[RAW DATA start]

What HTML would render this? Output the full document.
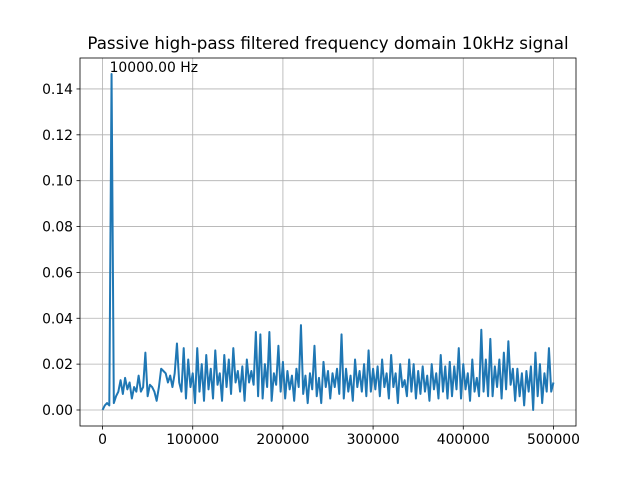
<!DOCTYPE html>
<html><head><meta charset="utf-8"><style>
body{margin:0;background:#fff}
svg{display:block;font-family:"DejaVu Sans","Liberation Sans",sans-serif}
</style></head><body>
<svg id="chart" width="640" height="480" xmlns="http://www.w3.org/2000/svg"></svg>
<script>
const freqStep = 2500;
const magnitudes = [0.000,0.002,0.003,0.002,0.1465,0.003,0.006,0.008,0.013,0.007,0.014,0.009,0.012,0.005,0.010,0.008,0.015,0.008,0.010,0.025,0.006,0.011,0.010,0.008,0.004,0.010,0.018,0.017,0.016,0.012,0.015,0.010,0.016,0.029,0.012,0.008,0.027,0.005,0.022,0.010,0.016,0.003,0.027,0.008,0.020,0.004,0.024,0.009,0.018,0.005,0.026,0.011,0.016,0.004,0.024,0.010,0.022,0.007,0.027,0.012,0.017,0.008,0.019,0.004,0.022,0.012,0.017,0.011,0.034,0.006,0.033,0.005,0.020,0.010,0.034,0.004,0.016,0.011,0.028,0.008,0.021,0.005,0.017,0.009,0.015,0.004,0.018,0.010,0.037,0.007,0.015,0.003,0.016,0.009,0.028,0.006,0.014,0.003,0.021,0.010,0.017,0.005,0.016,0.010,0.018,0.007,0.033,0.005,0.018,0.008,0.015,0.004,0.022,0.010,0.017,0.008,0.020,0.006,0.026,0.008,0.018,0.009,0.019,0.006,0.022,0.010,0.016,0.005,0.024,0.010,0.016,0.003,0.020,0.010,0.013,0.006,0.022,0.008,0.020,0.005,0.017,0.007,0.019,0.008,0.015,0.004,0.020,0.009,0.016,0.005,0.024,0.008,0.019,0.005,0.021,0.006,0.019,0.009,0.027,0.005,0.020,0.009,0.016,0.004,0.022,0.008,0.014,0.006,0.035,0.008,0.022,0.006,0.031,0.006,0.019,0.010,0.022,0.005,0.025,0.009,0.030,0.011,0.018,0.004,0.018,0.006,0.016,0.002,0.017,0.008,0.019,0.000,0.025,0.006,0.020,0.003,0.016,0.008,0.027,0.008,0.012];
const xTicks = [0,100000,200000,300000,400000,500000];
const yTicks = [0.00,0.02,0.04,0.06,0.08,0.10,0.12,0.14];
const peakLabel = "10000.00 Hz";

const L=80,R=576,T=58,B=426;
const xMin=-25000,xMax=525000,yMin=-0.00698,yMax=0.1535;
const sx=v=>L+(v-xMin)/(xMax-xMin)*(R-L);
const sy=v=>B-(v-yMin)/(yMax-yMin)*(B-T);
const svg=document.getElementById('chart');
const NS='http://www.w3.org/2000/svg';
function mk(tag,attrs,parent){const e=document.createElementNS(NS,tag);for(const k in attrs)e.setAttribute(k,attrs[k]);(parent||svg).appendChild(e);return e;}

const grid=mk('g',{});


xTicks.forEach(t=>{
  const x=sx(t);
  mk('line',{x1:x,x2:x,y1:T,y2:B,stroke:'#b0b0b0','stroke-width':0.8},grid);
  mk('line',{x1:x,x2:x,y1:B,y2:B+3.5,stroke:'#000','stroke-width':0.8});
  const tx=mk('text',{x:x,y:B+18,'text-anchor':'middle','font-size':'13.9px'});
  
  
  tx.textContent=String(t);
});
yTicks.forEach(t=>{
  const y=sy(t);
  mk('line',{x1:L,x2:R,y1:y,y2:y,stroke:'#b0b0b0','stroke-width':0.8},grid);
  mk('line',{x1:L-3.5,x2:L,y1:y,y2:y,stroke:'#000','stroke-width':0.8});
  const tx=mk('text',{x:L-7,y:y+5,'text-anchor':'end','font-size':'13.9px'});
  
  
  tx.textContent=t.toFixed(2);
});

let d='';
magnitudes.forEach((v,i)=>{d+=(i?'L':'M')+sx(i*freqStep).toFixed(2)+','+sy(v).toFixed(2);});
const line=mk('path',{d:d,fill:'none',stroke:'#1f77b4','stroke-width':2,'stroke-linejoin':'round'});



const frame=mk('rect',{x:L,y:T,width:R-L,height:B-T,fill:'none',stroke:'#000','stroke-width':0.8});



let pi=0;magnitudes.forEach((v,i)=>{if(v>magnitudes[pi])pi=i;});
const ann=mk('text',{x:sx(pi*freqStep)-2,y:sy(magnitudes[pi])-2,'font-size':'13.9px'});


ann.textContent=peakLabel;

const title=mk('text',{x:(L+R)/2,y:49,'text-anchor':'middle','font-size':'16.7px'});


title.textContent='Passive high-pass filtered frequency domain 10kHz signal';
</script>
</body></html>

[RAW DATA end]

**THE TASK:** Of the lines in the data above, how many contain the word "document"? Give only that figure.

**PROBLEM SOLUTION:** 3